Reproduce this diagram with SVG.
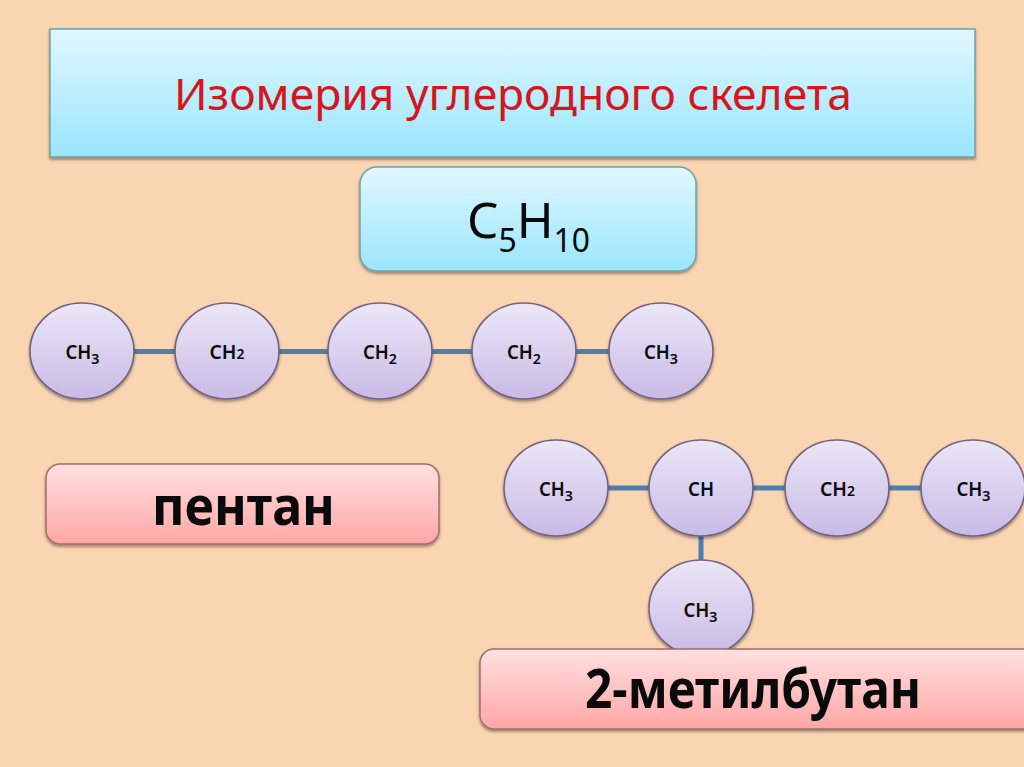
<svg xmlns="http://www.w3.org/2000/svg" width="1024" height="767" viewBox="0 0 1024 767">
<style>
text{font-family:"Noto Sans","Open Sans","Liberation Sans",sans-serif;fill:#0a0a0a}
.c{fill:url(#gc);stroke:#75607f;stroke-width:1.6;filter:url(#sh)}
.l{font-size:19.5px;font-weight:600;text-anchor:middle}
.s{font-size:15px}
.n{font-size:14px}
.b{stroke:#4f7fae;stroke-width:5;fill:none}
.h{font-size:53px;font-weight:700;text-anchor:middle}
</style>
<defs>
<linearGradient id="gc" x1="0" y1="0" x2="0" y2="1"><stop offset="0" stop-color="#ece7f7"/><stop offset="1" stop-color="#c8bae6"/></linearGradient>
<linearGradient id="gb" x1="0" y1="0" x2="0" y2="1"><stop offset="0" stop-color="#e0f7ff"/><stop offset="1" stop-color="#9ae6fc"/></linearGradient>
<linearGradient id="gr" x1="0" y1="0" x2="0" y2="1"><stop offset="0" stop-color="#ffe0e0"/><stop offset="1" stop-color="#ffa6a6"/></linearGradient>
<filter id="sh" x="-10%" y="-10%" width="120%" height="125%"><feDropShadow dx="0" dy="2" stdDeviation="1.5" flood-color="#000" flood-opacity=".4"/></filter>
</defs>
<rect width="1024" height="767" fill="#f9d5b2"/>
<g id="title"><rect x="50" y="29" width="925" height="128" fill="url(#gb)" stroke="#6fa3a5" stroke-width="1.5" filter="url(#sh)"/>
<text x="513" y="110" font-size="44" text-anchor="middle" style="fill:#d8141c" textLength="678" lengthAdjust="spacingAndGlyphs">Изомерия углеродного скелета</text></g>
<g id="formula"><rect x="360" y="167" width="336" height="104" rx="17" fill="url(#gb)" stroke="#6fa3a5" stroke-width="1.5" filter="url(#sh)"/>
<text x="467" y="238" font-size="50" textLength="123" lengthAdjust="spacingAndGlyphs">C<tspan font-size="32" dy="14">5</tspan><tspan dy="-14">H</tspan><tspan font-size="32" dy="14">10</tspan></text></g>
<g id="connectors">
<path class="b" d="M132 351.500H176M278 351.500H329M431 351.500H473M575 351.500H610M607 488H650M752 488H787M888 488H923M701 535V562"/>
</g>
<g id="n1"><ellipse class="c" cx="82" cy="351" rx="52" ry="48"/><text class="l" x="82.500" y="359" textLength="34" lengthAdjust="spacingAndGlyphs">CH<tspan class="s" dy="5">3</tspan></text></g>
<g id="n2"><ellipse class="c" cx="227" cy="351" rx="52" ry="48"/><text class="l" x="227" y="359" textLength="35" lengthAdjust="spacingAndGlyphs">CH<tspan class="n">2</tspan></text></g>
<g id="n3"><ellipse class="c" cx="380" cy="351" rx="52" ry="48"/><text class="l" x="380" y="359" textLength="34" lengthAdjust="spacingAndGlyphs">CH<tspan class="s" dy="5">2</tspan></text></g>
<g id="n4"><ellipse class="c" cx="524" cy="351" rx="52" ry="48"/><text class="l" x="524" y="359" textLength="34" lengthAdjust="spacingAndGlyphs">CH<tspan class="s" dy="5">2</tspan></text></g>
<g id="n5"><ellipse class="c" cx="661" cy="351" rx="52" ry="48"/><text class="l" x="661" y="359" textLength="34" lengthAdjust="spacingAndGlyphs">CH<tspan class="s" dy="5">3</tspan></text></g>
<g id="pentane"><rect x="46" y="464" width="393" height="80" rx="14" fill="url(#gr)" stroke="#a96a6a" stroke-width="1.5" filter="url(#sh)"/>
<text class="h" x="243.500" y="525" textLength="183" lengthAdjust="spacingAndGlyphs">пентан</text></g>
<g id="m1"><ellipse class="c" cx="556" cy="488" rx="52" ry="48"/><text class="l" x="556" y="496" textLength="34" lengthAdjust="spacingAndGlyphs">CH<tspan class="s" dy="5">3</tspan></text></g>
<g id="m2"><ellipse class="c" cx="701" cy="488" rx="52" ry="48"/><text class="l" x="701" y="496" textLength="26" lengthAdjust="spacingAndGlyphs">CH</text></g>
<g id="m3"><ellipse class="c" cx="837" cy="488" rx="52" ry="48"/><text class="l" x="837.500" y="496" textLength="35" lengthAdjust="spacingAndGlyphs">CH<tspan class="n">2</tspan></text></g>
<g id="m4"><ellipse class="c" cx="973" cy="488" rx="52" ry="48"/><text class="l" x="973.500" y="496" textLength="34" lengthAdjust="spacingAndGlyphs">CH<tspan class="s" dy="5">3</tspan></text></g>
<g id="m5"><ellipse class="c" cx="701" cy="608" rx="52" ry="48"/><text class="l" x="700.500" y="617" textLength="34" lengthAdjust="spacingAndGlyphs">CH<tspan class="s" dy="5">3</tspan></text></g>
<g id="methylbutane"><rect x="480" y="649" width="560" height="80" rx="14" fill="url(#gr)" stroke="#a96a6a" stroke-width="1.5" filter="url(#sh)"/>
<text class="h" x="753" y="708" textLength="336" lengthAdjust="spacingAndGlyphs">2-метилбутан</text></g>
</svg>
◇ ◇ ◇ ◇ ◇
* [Requirement]: Transcribe the material exactly, and leave out whatever pictures it holds.

* [Answer to the problem]:
Reproduce this diagram with SVG.
<svg xmlns="http://www.w3.org/2000/svg" width="1024" height="767" viewBox="0 0 1024 767">
<style>
text{font-family:"Noto Sans","Open Sans","Liberation Sans",sans-serif;fill:#0a0a0a}
.c{fill:url(#gc);stroke:#75607f;stroke-width:1.6;filter:url(#sh)}
.l{font-size:19.5px;font-weight:600;text-anchor:middle}
.s{font-size:15px}
.n{font-size:14px}
.b{stroke:#4f7fae;stroke-width:5;fill:none}
.h{font-size:53px;font-weight:700;text-anchor:middle}
</style>
<defs>
<linearGradient id="gc" x1="0" y1="0" x2="0" y2="1"><stop offset="0" stop-color="#ece7f7"/><stop offset="1" stop-color="#c8bae6"/></linearGradient>
<linearGradient id="gb" x1="0" y1="0" x2="0" y2="1"><stop offset="0" stop-color="#e0f7ff"/><stop offset="1" stop-color="#9ae6fc"/></linearGradient>
<linearGradient id="gr" x1="0" y1="0" x2="0" y2="1"><stop offset="0" stop-color="#ffe0e0"/><stop offset="1" stop-color="#ffa6a6"/></linearGradient>
<filter id="sh" x="-10%" y="-10%" width="120%" height="125%"><feDropShadow dx="0" dy="2" stdDeviation="1.5" flood-color="#000" flood-opacity=".4"/></filter>
</defs>
<rect width="1024" height="767" fill="#f9d5b2"/>
<g id="title"><rect x="50" y="29" width="925" height="128" fill="url(#gb)" stroke="#6fa3a5" stroke-width="1.5" filter="url(#sh)"/>
<text x="513" y="110" font-size="44" text-anchor="middle" style="fill:#d8141c" textLength="678" lengthAdjust="spacingAndGlyphs">Изомерия углеродного скелета</text></g>
<g id="formula"><rect x="360" y="167" width="336" height="104" rx="17" fill="url(#gb)" stroke="#6fa3a5" stroke-width="1.5" filter="url(#sh)"/>
<text x="467" y="238" font-size="50" textLength="123" lengthAdjust="spacingAndGlyphs">C<tspan font-size="32" dy="14">5</tspan><tspan dy="-14">H</tspan><tspan font-size="32" dy="14">10</tspan></text></g>
<g id="connectors">
<path class="b" d="M132 351.500H176M278 351.500H329M431 351.500H473M575 351.500H610M607 488H650M752 488H787M888 488H923M701 535V562"/>
</g>
<g id="n1"><ellipse class="c" cx="82" cy="351" rx="52" ry="48"/><text class="l" x="82.500" y="359" textLength="34" lengthAdjust="spacingAndGlyphs">CH<tspan class="s" dy="5">3</tspan></text></g>
<g id="n2"><ellipse class="c" cx="227" cy="351" rx="52" ry="48"/><text class="l" x="227" y="359" textLength="35" lengthAdjust="spacingAndGlyphs">CH<tspan class="n">2</tspan></text></g>
<g id="n3"><ellipse class="c" cx="380" cy="351" rx="52" ry="48"/><text class="l" x="380" y="359" textLength="34" lengthAdjust="spacingAndGlyphs">CH<tspan class="s" dy="5">2</tspan></text></g>
<g id="n4"><ellipse class="c" cx="524" cy="351" rx="52" ry="48"/><text class="l" x="524" y="359" textLength="34" lengthAdjust="spacingAndGlyphs">CH<tspan class="s" dy="5">2</tspan></text></g>
<g id="n5"><ellipse class="c" cx="661" cy="351" rx="52" ry="48"/><text class="l" x="661" y="359" textLength="34" lengthAdjust="spacingAndGlyphs">CH<tspan class="s" dy="5">3</tspan></text></g>
<g id="pentane"><rect x="46" y="464" width="393" height="80" rx="14" fill="url(#gr)" stroke="#a96a6a" stroke-width="1.5" filter="url(#sh)"/>
<text class="h" x="243.500" y="525" textLength="183" lengthAdjust="spacingAndGlyphs">пентан</text></g>
<g id="m1"><ellipse class="c" cx="556" cy="488" rx="52" ry="48"/><text class="l" x="556" y="496" textLength="34" lengthAdjust="spacingAndGlyphs">CH<tspan class="s" dy="5">3</tspan></text></g>
<g id="m2"><ellipse class="c" cx="701" cy="488" rx="52" ry="48"/><text class="l" x="701" y="496" textLength="26" lengthAdjust="spacingAndGlyphs">CH</text></g>
<g id="m3"><ellipse class="c" cx="837" cy="488" rx="52" ry="48"/><text class="l" x="837.500" y="496" textLength="35" lengthAdjust="spacingAndGlyphs">CH<tspan class="n">2</tspan></text></g>
<g id="m4"><ellipse class="c" cx="973" cy="488" rx="52" ry="48"/><text class="l" x="973.500" y="496" textLength="34" lengthAdjust="spacingAndGlyphs">CH<tspan class="s" dy="5">3</tspan></text></g>
<g id="m5"><ellipse class="c" cx="701" cy="608" rx="52" ry="48"/><text class="l" x="700.500" y="617" textLength="34" lengthAdjust="spacingAndGlyphs">CH<tspan class="s" dy="5">3</tspan></text></g>
<g id="methylbutane"><rect x="480" y="649" width="560" height="80" rx="14" fill="url(#gr)" stroke="#a96a6a" stroke-width="1.5" filter="url(#sh)"/>
<text class="h" x="753" y="708" textLength="336" lengthAdjust="spacingAndGlyphs">2-метилбутан</text></g>
</svg>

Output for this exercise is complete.